Es otro juego de contrastes. También sugerente y atrevido, porque Monet, como Francis Bacon, decidió destruir sus dibujos y sus estudios, siempre quiso obviar esa parte de sus vida artística.
Es difícil imaginar rincones sin descubrir de un pintor tan estudiado. Pero los hay. The unknown Monet (Monet desconocido) reúne pasteles y dibujos que nos remontan a sus inicios adolescentes como caricaturistas de personajes de tercera -o no tanto- de su París natal o que se cruzaba en el puerto de Le Havre.
Los albores
Son dibujos aparentemente groseros hechos a carboncillo, donde nada se aprecia apenas lo que serían esas series de paisajes inconfundibles. Eran obras en las que su firma aún no estaba perfilada y el artista recurría a la primera letra de su nombre completo (Oscar Claude) para unirla a su apellido: O. Monet.
En 1857, en junio, dejó en siete trazos y sombras surgidas de cualquier lápiz que tuviera a mano un paseo de árboles y hojarasca -Alley of trees, Gournay- que son un tratado sobre la luz; retratos de niños de campo (Niño sentado con muñeca, de 1856) o las primeras barcazas de Normandía que veía preparar a su padre.
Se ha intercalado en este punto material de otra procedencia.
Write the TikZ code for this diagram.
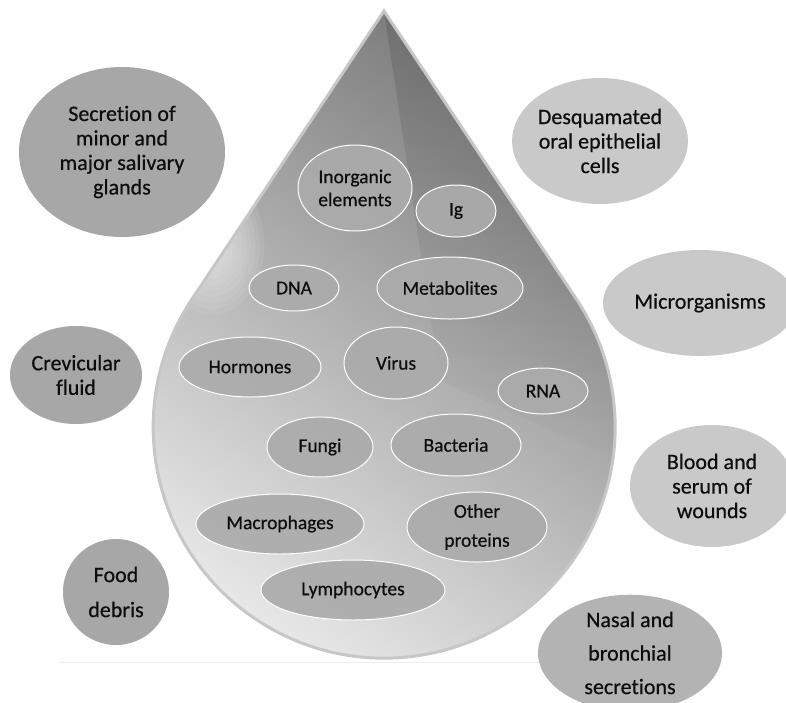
\documentclass[tikz,border=0pt]{standalone}
\usepackage{fontspec}
\setmainfont{Carlito}[Ligatures=NoCommon, FakeBold=0.5]
\usetikzlibrary{shapes.geometric,fadings}
\definecolor{outerdark}{HTML}{A7A7A7}
\definecolor{outerlight}{HTML}{C9C9C9}
\definecolor{outermid}{HTML}{B3B3B3}
\definecolor{innerfill}{HTML}{ABABAB}
\definecolor{txt}{HTML}{0D0D0D}
\tikzset{
  outerbub/.style={ellipse, inner sep=0pt, align=center, text=txt,
    font=\fontsize{22}{24.5}\selectfont},
  innerbub/.style={ellipse, inner sep=0pt, align=center, text=txt,
    draw=white, line width=1pt, fill=innerfill, fill opacity=0.92, text opacity=1,
    font=\fontsize{19.5}{29}\selectfont},
}
\begin{document}
\begin{tikzpicture}[x=1pt,y=-1pt]
\useasboundingbox (0,0) rectangle (786,702);
\clip (0,0) rectangle (786,702);
\fill[white] (0,0) rectangle (786,702);
% faint base line
\draw[black!7, line width=1pt] (60,662) -- (545,662);
% drop
\shade[top color=black!52, bottom color=black!8, shading angle=-35]
  (384,11) -- (192,299) arc[start angle=213.7, end angle=-33.7, radius=231] -- cycle;
\begin{scope}
  \clip (384,11) -- (192,299) arc[start angle=213.7, end angle=-33.7, radius=231] -- cycle;
  \foreach \r in {10,16,...,70} {
    \fill[white, opacity=0.07] (212,245) ellipse[x radius=0.75*\r, y radius=\r];
  }
  \fill[black, opacity=0.12, path fading=south]
    (384,11) -- (440,380) -- (640,470) -- (640,0) -- cycle;
\end{scope}
\draw[black!22, line width=3pt]
  (384,11) -- (192,299) arc[start angle=213.7, end angle=-33.7, radius=231] -- cycle;
% outer bubbles
\node[outerbub, fill=outerdark, minimum width=206, minimum height=170] (sec) at (122,152)
  {Secretion of\\minor and\\major salivary\\glands};
\node[outerbub, fill=outerlight, minimum width=168, minimum height=126] (desq) at (600,141)
  {Desquamated\\oral epithelial\\cells};
\node[outerbub, fill=outerlight, minimum width=194, minimum height=106] (micro) at (700,303)
  {Microrganisms};
\node[outerbub, fill=outerdark, minimum width=132, minimum height=98] (crev) at (76,375)
  {Crevicular\\fluid};
\node[outerbub, fill=outerlight, minimum width=164, minimum height=122] (blood) at (712,486)
  {Blood and\\serum of\\wounds};
\node[outerbub, fill=outerdark, minimum width=106, minimum height=106,
  font=\fontsize{22}{35}\selectfont] (food) at (116,592)
  {Food\\debris};
\node[outerbub, fill=outermid, minimum width=184, minimum height=112,
  font=\fontsize{22}{33.5}\selectfont] (nasal) at (630,653)
  {Nasal and\\bronchial\\secretions};
% inner bubbles
\node[innerbub, minimum width=114, minimum height=86, font=\fontsize{19.5}{23}\selectfont] (inorg) at (355,188) {Inorganic\\elements};
\node[innerbub, minimum width=80, minimum height=52] (ig) at (456,211) {Ig};
\node[innerbub, minimum width=90, minimum height=46] (dna) at (294,288) {DNA};
\node[innerbub, minimum width=146, minimum height=62] (meta) at (450,288) {Metabolites};
\node[innerbub, minimum width=142, minimum height=60] (horm) at (250,367) {Hormones};
\node[innerbub, minimum width=104, minimum height=72] (virus) at (396,363) {Virus};
\node[innerbub, minimum width=90, minimum height=46] (rna) at (543,391) {RNA};
\node[innerbub, minimum width=106, minimum height=60] (fungi) at (320,447) {Fungi};
\node[innerbub, minimum width=130, minimum height=62] (bact) at (456,445) {Bacteria};
\node[innerbub, minimum width=168, minimum height=60] (macro) at (280,524) {Macrophages};
\node[innerbub, minimum width=140, minimum height=70] (other) at (477,527) {Other\\proteins};
\node[innerbub, minimum width=184, minimum height=60] (lymph) at (353,590) {Lymphocytes};
\end{tikzpicture}
\end{document}
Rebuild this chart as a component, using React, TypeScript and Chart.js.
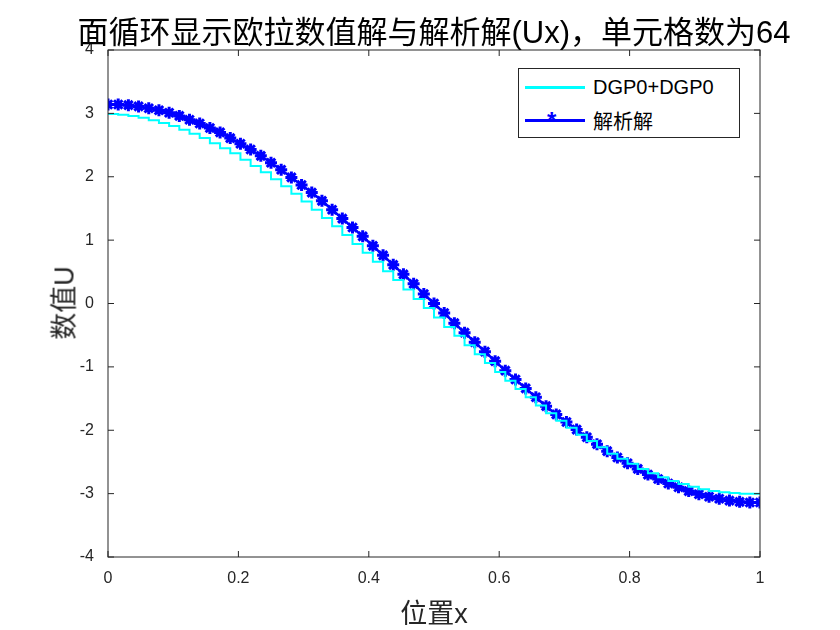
import { useEffect, useRef } from "react";
import { Chart, registerables } from "chart.js";

Chart.register(...registerables);

// cell values of DGP0 (64 cells, left half; right half mirrors with sign)
const dgHalf = [
  3.0, 2.99, 2.98, 2.96, 2.93, 2.89, 2.85, 2.8, 2.74, 2.68, 2.61, 2.53, 2.45, 2.37, 2.27, 2.17,
  2.07, 1.96, 1.85, 1.73, 1.61, 1.48, 1.35, 1.22, 1.08, 0.94, 0.8, 0.66, 0.51, 0.37, 0.22, 0.07,
];
// analytical values at nodes x = i/64, i = 0..32
const exactHalf = [
  3.14, 3.14, 3.13, 3.11, 3.08, 3.05, 3.01, 2.96, 2.9, 2.84, 2.77, 2.7, 2.61, 2.52, 2.43, 2.33,
  2.22, 2.11, 1.99, 1.87, 1.75, 1.62, 1.48, 1.34, 1.2, 1.06, 0.91, 0.76, 0.61, 0.46, 0.31, 0.15, 0,
];
const nCells = 64;
const xTicks = [0, 0.2, 0.4, 0.6, 0.8, 1];
const yTicks = [-4, -3, -2, -1, 0, 1, 2, 3, 4];

const dgValues = [...dgHalf, ...dgHalf.slice().reverse().map((v) => -v)];
const exactValues = [...exactHalf, ...exactHalf.slice(0, 32).reverse().map((v) => -v)];

const frame = {
  id: "frame",
  afterDatasetsDraw(chart: any) {
    const { ctx, chartArea: a, scales } = chart;
    ctx.save();
    ctx.strokeStyle = "#262626";
    ctx.lineWidth = 1;
    ctx.strokeRect(a.left, a.top, a.right - a.left, a.bottom - a.top);
    ctx.beginPath();
    xTicks.forEach((t) => {
      const x = scales.x.getPixelForValue(t);
      ctx.moveTo(x, a.bottom); ctx.lineTo(x, a.bottom - 6);
      ctx.moveTo(x, a.top); ctx.lineTo(x, a.top + 6);
    });
    yTicks.forEach((t) => {
      const y = scales.y.getPixelForValue(t);
      ctx.moveTo(a.left, y); ctx.lineTo(a.left + 6, y);
      ctx.moveTo(a.right, y); ctx.lineTo(a.right - 6, y);
    });
    ctx.stroke();
    ctx.restore();
  },
};

export default function App() {
  const ref = useRef<HTMLCanvasElement>(null);

  useEffect(() => {
    if (!ref.current) return;
    const dgPoints = dgValues.map((v, i) => ({ x: i / nCells, y: v }));
    dgPoints.push({ x: 1, y: dgValues[nCells - 1] });
    const exactPoints = exactValues.map((v, i) => ({ x: i / nCells, y: v }));
    const tickFont = { family: "Arial, Liberation Sans", size: 16 };

    const chart = new Chart(ref.current, {
      type: "line",
      data: {
        datasets: [
          {
            label: "DGP0+DGP0",
            data: dgPoints,
            borderColor: "#00ffff",
            borderWidth: 2,
            pointRadius: 0,
            stepped: "after",
          },
          {
            label: "解析解",
            data: exactPoints,
            borderColor: "#0000ff",
            backgroundColor: "#0000ff",
            borderWidth: 2.5,
            pointStyle: "star",
            pointRadius: 6,
            pointBorderWidth: 3,
          },
        ],
      },
      options: {
        animation: false,
        responsive: false,
        layout: { padding: { left: 0, top: 50, right: 80, bottom: 0 } },
        plugins: { legend: { display: false }, tooltip: { enabled: false } },
        scales: {
          x: {
            type: "linear",
            min: 0,
            max: 1,
            afterBuildTicks: (s: any) => { s.ticks = xTicks.map((v) => ({ value: v })); },
            afterFit: (s: any) => { s.height = 73; },
            grid: { display: false },
            border: { display: false },
            ticks: { color: "#262626", font: tickFont, padding: 4, callback: (v: any) => String(v) },
          },
          y: {
            min: -4,
            max: 4,
            afterBuildTicks: (s: any) => { s.ticks = yTicks.map((v) => ({ value: v })); },
            afterFit: (s: any) => { s.width = 108; },
            grid: { display: false },
            border: { display: false },
            ticks: { color: "#262626", font: tickFont, padding: 6 },
          },
        },
      },
      plugins: [frame],
    });
    return () => chart.destroy();
  }, []);

  const font = "Arial, 'Liberation Sans', 'Noto Sans CJK SC', sans-serif";
  return (
    <div style={{ position: "absolute", left: 0, top: 0, width: 840, height: 630, background: "#fff", fontFamily: font, color: "#000" }}>
      <canvas ref={ref} width={840} height={630} />
      <div style={{ position: "absolute", top: 7, left: 0, width: 868, textAlign: "center", fontSize: 31, whiteSpace: "nowrap" }}>
        面循环显示欧拉数值解与解析解(Ux)，单元格数为64
      </div>
      <div style={{ position: "absolute", top: 592, left: 108, width: 652, textAlign: "center", fontSize: 27, color: "#262626" }}>
        位置x
      </div>
      <div style={{ position: "absolute", left: 62, top: 303, transform: "translate(-50%,-50%) rotate(-90deg)", fontSize: 27, color: "#262626", whiteSpace: "nowrap" }}>
        数值U
      </div>
      <div style={{ position: "absolute", left: 518, top: 68, width: 220, height: 68, border: "1px solid #262626", background: "#fff", fontSize: 20 }}>
        <div style={{ position: "absolute", left: 6, top: 7, display: "flex", alignItems: "center" }}>
          <div style={{ width: 60, height: 3, background: "#00ffff" }} />
          <span style={{ marginLeft: 8 }}>DGP0+DGP0</span>
        </div>
        <div style={{ position: "absolute", left: 6, top: 37, display: "flex", alignItems: "center" }}>
          <div style={{ width: 60, height: 3, background: "#0000ff", position: "relative" }}>
            <span style={{ position: "absolute", left: 22, top: -12, color: "#0000ff", fontSize: 24, fontWeight: "bold" }}>*</span>
          </div>
          <span style={{ marginLeft: 8 }}>解析解</span>
        </div>
      </div>
    </div>
  );
}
Luego esa «O» desaparecería, en un primer paso o señal de esa intención de liquidar o al menos diluir los tiempos pasados.
Este lado desconocido de Monet -los responsables de la muestra consideran que es la primera vez que se reúnen tantos trabajos, 80, que ponen de relieve un ángulo no explorado del pintor- conduce por un sendero que a veces aparenta ser una guía para entender la evolución del pintor y, a veces, desconcierta por su abrupto paso de una fase a otra de su obra.
Porque si empieza la muestra con esas caricaturas que resultan chocantes -la fama de Monet se extendió con rapidez gracias a la reproducción de sus trabajos en publicaciones de finales del XIX-, sigue con dibujos-apuntes que se convertirían en óleos rotundos.
Sin duda hay un punto de la muestra que embriaga. Una sucesión de tres pasteles realizados entre 1865 y 1870 (Después de la lluvia, Crepúsculo y Anochecer) que atrapan por el vigor de cielos nubosos, tormentosos, duros y, al tiempo, placenteros. En Después de la lluvia es fácil sentir incluso la brisa del ambiente, la hierba húmeda.
La exposición es una fabulosa ocasión para descubrir el proceso creativo de uno de los más altos exponentes del Impresionismo. Muchos de los trabajos, procedentes de colecciones privadas y museos de EEUU, Europa y Japón, nunca antes se habían visto en público.
La obra se cierra -es conveniente, si se tiene ocasión de pasearla y estudiarla, recorrerla de forma ordenada- con una sala dedicada a seis pasteles que realizó durante las tres visitas que realizó a Londres entre 1899 y 1901.
Entonces, a la espera de que le llegara el material para pintar sus óleos, Monet se quedó embelesado con dos de los puentes que cruzan el Támesis (Waterloo y Charing Cross) y empezó a dibujar en su cuaderno de apuntes pastel tras pastel hasta superar la veintena.
En las diferentes visiones del puente de Waterloo, Monet maneja de una manera endiablada texturas y colores. Waterloo Bridge, morning fog, de 1901, es un juego de azules, violetas y turquesas que, con blancos y un golpe de rojo, dibujan un Londres bajo la niebla con el Parlamento al fondo capaz de transportar a la ciudad que fue un siglo atrás.